For most of the last century, engineers have been faced with having too much data from sensors and other inputs and not enough processing power to handle it. Before the computer age, people had to process small amounts of data by hand. Today, the machine learning community, and anyone looking to take advantage of AI and automation in the context of business transformation (see Part 1), faces a different problem: Often, there is too little data for training and testing a model. Fortunately, there are some interesting tricks to get around this challenge and it is worth exploring a few of them.
The rapid expansion of AI, which currently leaves no industry untouched, is the upshot of several developments: algorithm improvements in convolutional neural networks (Part 2), the availability of vast amounts of low-cost processing power, and data – lots of data. As the amount of data used to train and validate a network increases, so does the accuracy. A good example of this is that the best image identification system, ImageNet, has leaped from being an academic curiosity in the 1980s to super-human accuracy today.
Unfortunately, to create a classification system that generalises well and describes the features you wish to identify, a lot of data is essential. Getting enough data for training a network is particularly challenging if one is faced with a very specific set of data from a system unlike any other, say a specialised industrial process. If, however, the data is something similar to audio, image, video or text then we are in luck, because vast repositories of free data exist as open source datasets. These will likely be similar enough to what you are doing to get started.
Neural networks are trained by presenting them with examples of data and telling them what the data represents or contains, that is, with examples of labelled data. Real-life data is mostly unlabelled though. In such situations, traditional signal processing techniques that use clustering can be pressed into action, such as k means, a self-organising map or even the front end of a pre-trained feature extractor. By using just a few examples of labelled data the groups can be identified and the unclassified data used to generate them labelled correctly. Sometimes people are still required to classify data and, in these cases, leveraging the power and tacit knowledge of crowds to label large numbers of image samples via crowdsourcing platforms can hit the mark and be cost-effective.
The next trick in the box is the idea of transfer learning, also known as the fine art of not reinventing the wheel. Here, an existing, pre-trained model that can already perform a similar task is used as a starting point. Again, lots of free pre-trained models are released open source. If the task required is based on image data classification, then this approach can work well – by leveraging the massive image datasets used to train the pre-existing models. The interesting basic features in images, the textures, simple shapes, colour blobs and patterns have already been captured and are generally the same in all images. How these image elements are then connected to build up more complex features is captured in the higher levels of the neural network. These high-level layers can then be re-trained with new data for a specific application. The beauty is that most of the hard work has been already done, and training only those last few layers takes much less time, data and computational resources than training a new model from scratch.

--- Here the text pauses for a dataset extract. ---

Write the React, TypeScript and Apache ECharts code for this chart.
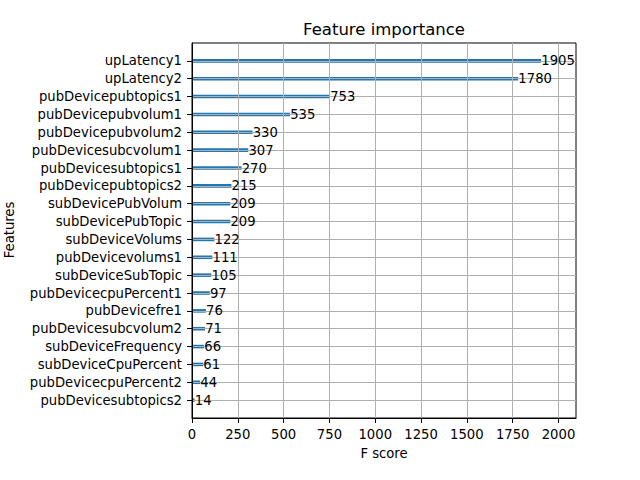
import React, { useEffect, useRef } from "react";
import * as echarts from "echarts";

const features = [
  "upLatency1",
  "upLatency2",
  "pubDevicepubtopics1",
  "pubDevicepubvolum1",
  "pubDevicepubvolum2",
  "pubDevicesubcvolum1",
  "pubDevicesubtopics1",
  "pubDevicepubtopics2",
  "subDevicePubVolum",
  "subDevicePubTopic",
  "subDeviceVolums",
  "pubDevicevolums1",
  "subDeviceSubTopic",
  "pubDevicecpuPercent1",
  "pubDevicefre1",
  "pubDevicesubcvolum2",
  "subDeviceFrequency",
  "subDeviceCpuPercent",
  "pubDevicecpuPercent2",
  "pubDevicesubtopics2",
];
const scores = [1905, 1780, 753, 535, 330, 307, 270, 215, 209, 209, 122, 111, 105, 97, 76, 71, 66, 61, 44, 14];
const xTicks = [0, 250, 500, 750, 1000, 1250, 1500, 1750, 2000];

const FONT = "DejaVu Sans";
const FS = 13.2;

export default function App() {
  const ref = useRef<HTMLDivElement>(null);
  useEffect(() => {
    if (!ref.current) return;
    const chart = echarts.init(ref.current, null, { renderer: "svg" });
    const n = features.length;
    const data = scores.map((v, i) => [v, n - 1 - i]);
    const xMax = Math.max(...scores) * 1.1;
    const yTicks = features.map((_, i) => i);
    chart.setOption({
      animation: false,
      backgroundColor: "#ffffff",
      textStyle: { fontFamily: FONT },
      grid: {
        left: 192,
        top: 43,
        right: 64,
        bottom: 62,
        show: true,
        borderColor: "#000",
        borderWidth: 1,
        backgroundColor: "transparent",
      },
      xAxis: {
        type: "value",
        min: 0,
        max: xMax,
        interval: 250,
        z: 3,
        axisLine: { show: true, onZero: false, lineStyle: { color: "#000", width: 1 } },
        axisTick: { show: true, length: 5, lineStyle: { color: "#000" }, customValues: xTicks },
        axisLabel: {
          show: true,
          margin: 10,
          color: "#000",
          fontSize: FS,
          fontFamily: FONT,
          customValues: xTicks,
          formatter: (v: number) => String(v),
        },
        splitLine: { show: true, lineStyle: { color: "#b0b0b0", width: 1 } },
      },
      yAxis: {
        type: "value",
        min: -1,
        max: n,
        interval: 1,
        z: 3,
        axisLine: { show: true, onZero: false, lineStyle: { color: "#000", width: 1 } },
        axisTick: { show: true, length: 5, lineStyle: { color: "#000" }, customValues: yTicks },
        axisLabel: {
          show: true,
          margin: 10,
          color: "#000",
          fontSize: FS,
          fontFamily: FONT,
          customValues: yTicks,
          formatter: (v: number) => {
            const idx = n - 1 - Math.round(v);
            return idx >= 0 && idx < n ? features[idx] : "";
          },
        },
        splitLine: { show: true, lineStyle: { color: "#b0b0b0", width: 1 } },
      },
      series: [
        {
          type: "custom",
          z: 2,
          data,
          encode: { x: 0, y: 1 },
          renderItem: (params: any, api: any) => {
            const v = api.value(0);
            const idx = api.value(1);
            const p0 = api.coord([0, idx + 0.1]);
            const p1 = api.coord([v, idx - 0.1]);
            return {
              type: "rect",
              shape: { x: p0[0], y: p0[1], width: p1[0] - p0[0], height: p1[1] - p0[1] },
              style: { fill: "#1f77b4" },
            };
          },
        },
        {
          type: "custom",
          z: 5,
          data,
          encode: { x: 0, y: 1 },
          renderItem: (params: any, api: any) => {
            const v = api.value(0);
            const idx = api.value(1);
            const p = api.coord([v + 1, idx]);
            return {
              type: "text",
              x: p[0],
              y: p[1],
              style: {
                text: String(v),
                fill: "#000",
                fontSize: FS,
                fontFamily: FONT,
                align: "left",
                verticalAlign: "middle",
              },
            };
          },
        },
      ],
      graphic: [
        {
          type: "text",
          x: 384,
          y: 29,
          style: {
            text: "Feature importance",
            fill: "#000",
            fontSize: 16.5,
            fontFamily: FONT,
            align: "center",
            verticalAlign: "middle",
          },
        },
        {
          type: "text",
          x: 384,
          y: 453,
          style: {
            text: "F score",
            fill: "#000",
            fontSize: FS,
            fontFamily: FONT,
            align: "center",
            verticalAlign: "middle",
          },
        },
        {
          type: "text",
          x: 9,
          y: 230,
          rotation: Math.PI / 2,
          style: {
            text: "Features",
            fill: "#000",
            fontSize: FS,
            fontFamily: FONT,
            align: "center",
            verticalAlign: "middle",
          },
        },
      ],
    });
    return () => chart.dispose();
  }, []);
  return (
    <div
      ref={ref}
      style={{ position: "absolute", left: 0, top: 0, width: 640, height: 480 }}
    />
  );
}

Data for training a new model can also be created out of thin air. One example of artificial data generation is image augmentation, where an original image is distorted, transformed or scaled in various ways. Humans with good visual acuity are mostly insensitive to these tricks. Training artificial networks to achieve this same indifference to how the image is presented requires them to be trained with many different perspectives. After that, the network will faithfully map the important features present and ignore the way in which the images are presented. Images are perhaps the easiest type of data that can be synthesized, due to the large number of ways a basic image can be transformed or distorted while still retaining the objects of interest. The image set below, for instance, shows modifications of the same image of a cat to generate a new, larger set of synthetic images by means of scaling, shearing, mirroring, rotation and perspective distortions.
Some changes are invalid for training purposes of course. The network should never be expected to see an image of a cat hanging upside down off the world. Cats in images also come in different sizes, so the image can be scaled relative to the background environment. But there are limits to how small a cat can be. Also, adding multiple images together realistically is difficult, as real images contain reflections and shadows due to the presence of mirror-like surfaces and lighting sources.
Synthetic data can also be created for non-text, -audio, -image or -video data. An example of how to create synthetic medical data for training a neural network is shown below. An artificial electrocardiogram can be created from just one signal containing the maternal as well as a foetal heartbeat by adding together the two basic signals with the foetal one scaled in size, which is relatively easy. In this instance, creating synthetic signals based on a real data background is valid as the two electrical sources are independent and can be added directly. A more complex signal, such as when ultrasound signal is used to monitor the foetal heart would be more troublesome for creating synthetic training data. In this case we would need to carefully take account of the many reflections and absorbers that would preclude the straight addition of two signals, as they are not independent.
Whatever task you wish to automate using a machine learning-based system, you will need a lot of data to get reasonable accuracy at present. Sometimes getting data is difficult and can be expensive, sometimes the data is noisy, erroneous or missing elements. So, the most must be made of what is on hand. How the data is pre-processed (a topic not discussed in this post) and presented will determine how well the neural network generalises to the important features and how much bias is unintentionally introduced. By leveraging both pre-existing data and pre-trained models, however, one can quickly get to a trained system that is good enough.